• DATA TO PROCESS:
________________

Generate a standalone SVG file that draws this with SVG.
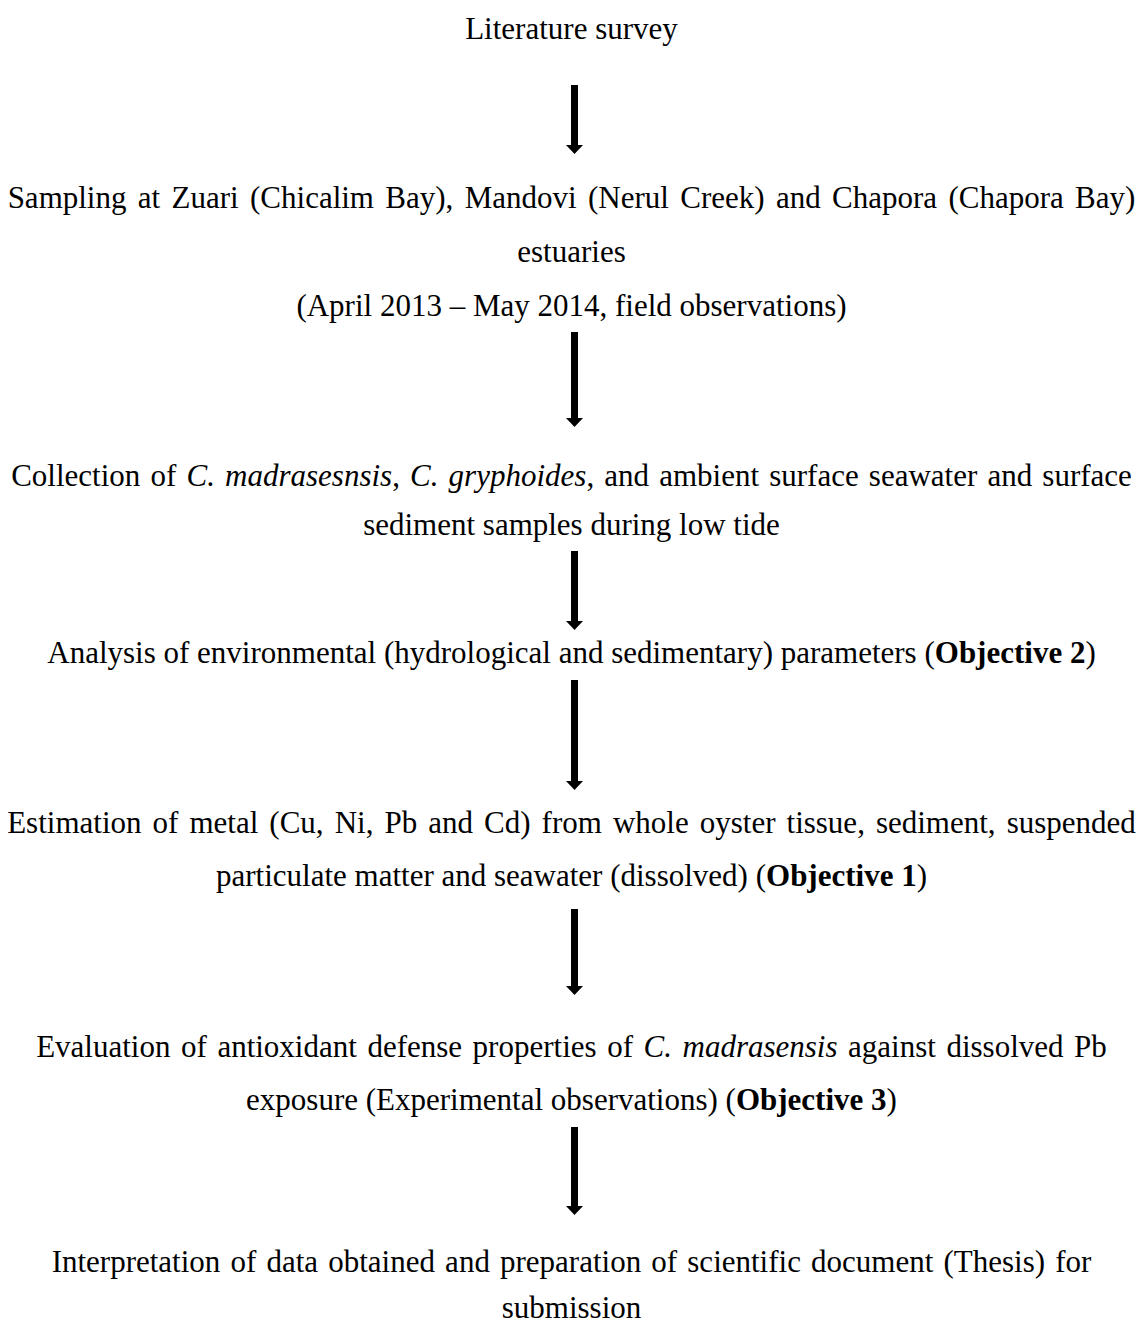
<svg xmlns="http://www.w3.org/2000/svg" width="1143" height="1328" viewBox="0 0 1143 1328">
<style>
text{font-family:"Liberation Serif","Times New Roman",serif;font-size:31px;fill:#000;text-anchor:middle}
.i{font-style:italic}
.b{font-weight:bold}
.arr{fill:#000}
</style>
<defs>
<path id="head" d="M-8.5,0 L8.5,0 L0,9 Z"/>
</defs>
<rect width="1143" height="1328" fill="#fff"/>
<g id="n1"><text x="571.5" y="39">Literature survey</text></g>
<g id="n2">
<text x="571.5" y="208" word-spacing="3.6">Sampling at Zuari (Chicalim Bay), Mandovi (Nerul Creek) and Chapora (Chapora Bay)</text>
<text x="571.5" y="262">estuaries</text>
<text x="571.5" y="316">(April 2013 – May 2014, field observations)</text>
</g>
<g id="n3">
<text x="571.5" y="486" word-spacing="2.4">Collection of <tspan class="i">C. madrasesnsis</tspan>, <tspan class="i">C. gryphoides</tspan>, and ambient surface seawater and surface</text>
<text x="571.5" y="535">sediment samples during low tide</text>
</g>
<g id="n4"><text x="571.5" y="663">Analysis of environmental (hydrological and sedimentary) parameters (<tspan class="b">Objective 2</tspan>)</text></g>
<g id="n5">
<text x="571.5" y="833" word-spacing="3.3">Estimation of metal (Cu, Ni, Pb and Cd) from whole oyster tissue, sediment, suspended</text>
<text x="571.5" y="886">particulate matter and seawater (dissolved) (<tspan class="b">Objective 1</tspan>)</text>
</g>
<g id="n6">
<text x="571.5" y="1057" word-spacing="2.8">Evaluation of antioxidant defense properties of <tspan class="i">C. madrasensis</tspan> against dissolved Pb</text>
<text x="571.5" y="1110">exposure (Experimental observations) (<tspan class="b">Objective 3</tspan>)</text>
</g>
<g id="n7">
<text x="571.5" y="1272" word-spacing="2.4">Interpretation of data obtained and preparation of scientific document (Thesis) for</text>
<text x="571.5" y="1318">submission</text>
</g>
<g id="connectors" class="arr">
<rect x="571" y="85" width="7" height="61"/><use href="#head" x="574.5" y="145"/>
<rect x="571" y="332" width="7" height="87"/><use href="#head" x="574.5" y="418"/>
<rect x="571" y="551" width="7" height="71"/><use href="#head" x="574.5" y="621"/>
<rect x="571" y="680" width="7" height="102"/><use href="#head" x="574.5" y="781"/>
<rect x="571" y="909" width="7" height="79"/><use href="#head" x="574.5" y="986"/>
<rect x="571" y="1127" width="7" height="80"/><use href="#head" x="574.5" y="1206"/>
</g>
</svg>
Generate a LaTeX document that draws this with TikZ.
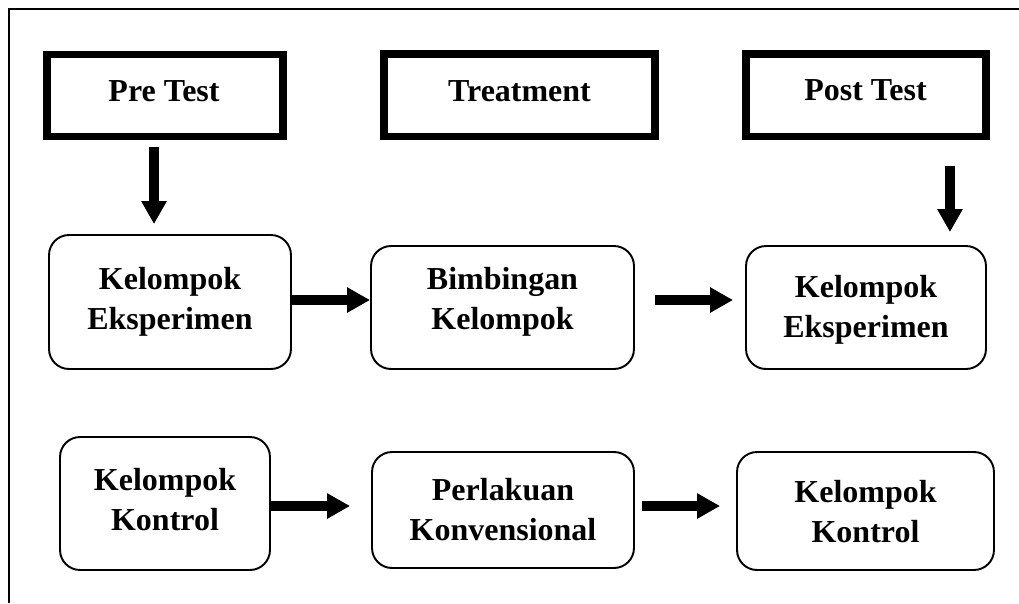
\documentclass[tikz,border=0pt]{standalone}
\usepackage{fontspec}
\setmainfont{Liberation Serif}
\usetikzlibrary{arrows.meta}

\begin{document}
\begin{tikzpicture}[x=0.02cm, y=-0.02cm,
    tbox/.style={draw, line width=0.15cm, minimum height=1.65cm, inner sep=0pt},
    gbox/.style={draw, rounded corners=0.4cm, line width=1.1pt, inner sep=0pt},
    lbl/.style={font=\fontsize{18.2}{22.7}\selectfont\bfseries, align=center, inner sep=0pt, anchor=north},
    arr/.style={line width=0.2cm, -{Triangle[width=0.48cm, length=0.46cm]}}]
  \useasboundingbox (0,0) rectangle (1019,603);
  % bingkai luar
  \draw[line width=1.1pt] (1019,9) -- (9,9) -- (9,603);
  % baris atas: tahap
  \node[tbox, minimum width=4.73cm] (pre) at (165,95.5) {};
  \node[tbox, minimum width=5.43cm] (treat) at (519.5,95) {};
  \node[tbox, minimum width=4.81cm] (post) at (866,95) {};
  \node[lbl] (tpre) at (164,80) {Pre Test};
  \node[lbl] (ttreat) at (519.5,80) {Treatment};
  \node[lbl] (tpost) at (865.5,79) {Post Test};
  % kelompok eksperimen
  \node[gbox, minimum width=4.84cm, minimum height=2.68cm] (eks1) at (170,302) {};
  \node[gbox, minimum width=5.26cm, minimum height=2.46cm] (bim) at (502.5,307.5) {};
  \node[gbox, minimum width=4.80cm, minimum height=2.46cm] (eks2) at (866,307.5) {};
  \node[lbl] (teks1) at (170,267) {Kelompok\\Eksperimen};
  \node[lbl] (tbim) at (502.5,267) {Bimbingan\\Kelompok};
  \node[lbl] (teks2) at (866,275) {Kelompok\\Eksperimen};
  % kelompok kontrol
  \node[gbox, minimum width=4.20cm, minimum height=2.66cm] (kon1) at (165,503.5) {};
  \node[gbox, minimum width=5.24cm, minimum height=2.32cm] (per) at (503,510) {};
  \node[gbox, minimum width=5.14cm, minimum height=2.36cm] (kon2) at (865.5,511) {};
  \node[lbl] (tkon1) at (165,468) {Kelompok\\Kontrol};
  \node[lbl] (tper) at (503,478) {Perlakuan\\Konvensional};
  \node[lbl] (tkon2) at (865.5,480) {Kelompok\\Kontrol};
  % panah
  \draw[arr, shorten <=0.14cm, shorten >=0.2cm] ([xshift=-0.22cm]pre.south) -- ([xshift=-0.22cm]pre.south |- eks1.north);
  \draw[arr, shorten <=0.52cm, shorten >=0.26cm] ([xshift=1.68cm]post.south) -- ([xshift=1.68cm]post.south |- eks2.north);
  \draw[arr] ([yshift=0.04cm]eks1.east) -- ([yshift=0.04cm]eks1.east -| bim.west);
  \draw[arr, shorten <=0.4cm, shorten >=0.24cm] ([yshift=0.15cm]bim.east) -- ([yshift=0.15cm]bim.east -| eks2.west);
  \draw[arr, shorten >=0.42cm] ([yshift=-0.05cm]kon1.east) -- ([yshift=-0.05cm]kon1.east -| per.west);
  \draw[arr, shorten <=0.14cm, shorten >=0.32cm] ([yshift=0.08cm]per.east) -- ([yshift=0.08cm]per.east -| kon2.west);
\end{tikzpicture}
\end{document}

________________

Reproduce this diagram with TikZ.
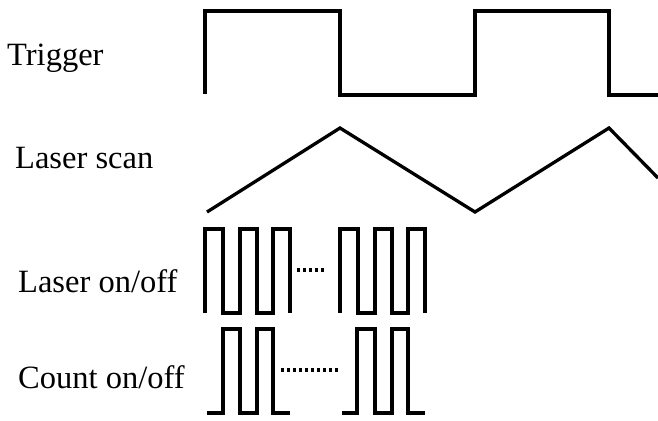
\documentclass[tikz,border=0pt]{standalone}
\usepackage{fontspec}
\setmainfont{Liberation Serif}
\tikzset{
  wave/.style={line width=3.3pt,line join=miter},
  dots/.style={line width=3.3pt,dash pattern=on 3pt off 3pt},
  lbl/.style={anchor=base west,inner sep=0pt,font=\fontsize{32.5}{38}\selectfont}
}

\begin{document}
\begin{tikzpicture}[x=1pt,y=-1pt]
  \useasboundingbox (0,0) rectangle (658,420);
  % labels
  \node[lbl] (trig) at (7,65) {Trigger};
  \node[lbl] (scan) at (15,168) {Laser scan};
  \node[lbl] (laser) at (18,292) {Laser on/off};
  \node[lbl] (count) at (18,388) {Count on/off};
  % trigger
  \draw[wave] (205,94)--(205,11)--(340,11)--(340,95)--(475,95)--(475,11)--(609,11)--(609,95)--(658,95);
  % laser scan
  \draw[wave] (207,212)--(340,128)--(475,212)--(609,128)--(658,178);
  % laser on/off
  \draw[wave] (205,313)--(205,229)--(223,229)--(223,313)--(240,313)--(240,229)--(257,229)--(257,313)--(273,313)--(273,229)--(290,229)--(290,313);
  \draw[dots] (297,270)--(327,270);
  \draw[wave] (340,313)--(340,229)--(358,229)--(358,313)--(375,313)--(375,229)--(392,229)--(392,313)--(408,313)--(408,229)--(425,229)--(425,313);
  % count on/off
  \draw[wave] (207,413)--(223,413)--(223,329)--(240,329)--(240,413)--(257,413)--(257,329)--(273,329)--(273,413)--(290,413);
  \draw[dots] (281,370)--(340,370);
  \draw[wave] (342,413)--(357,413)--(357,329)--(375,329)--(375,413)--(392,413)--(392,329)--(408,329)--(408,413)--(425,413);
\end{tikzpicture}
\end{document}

________________

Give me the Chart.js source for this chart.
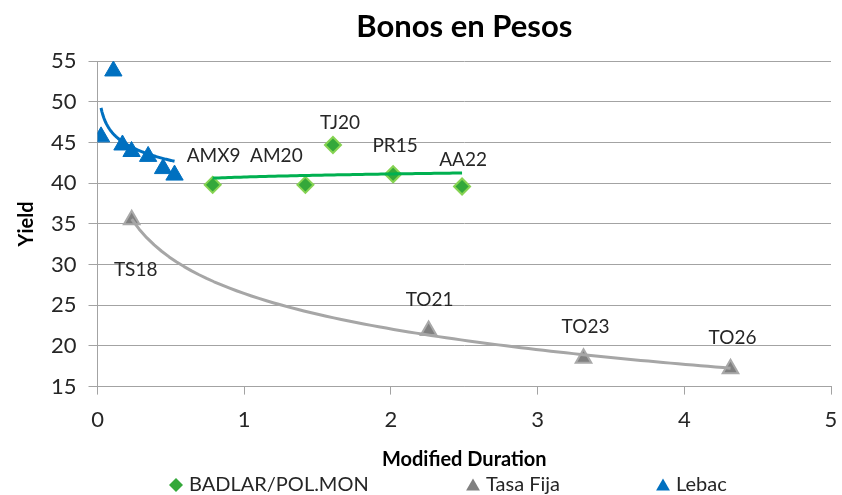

________________

• WHAT TO DO:
How many lines of the data hold the string "that"? Reply with the number alone.

• COMPLETED EXERCISE:
2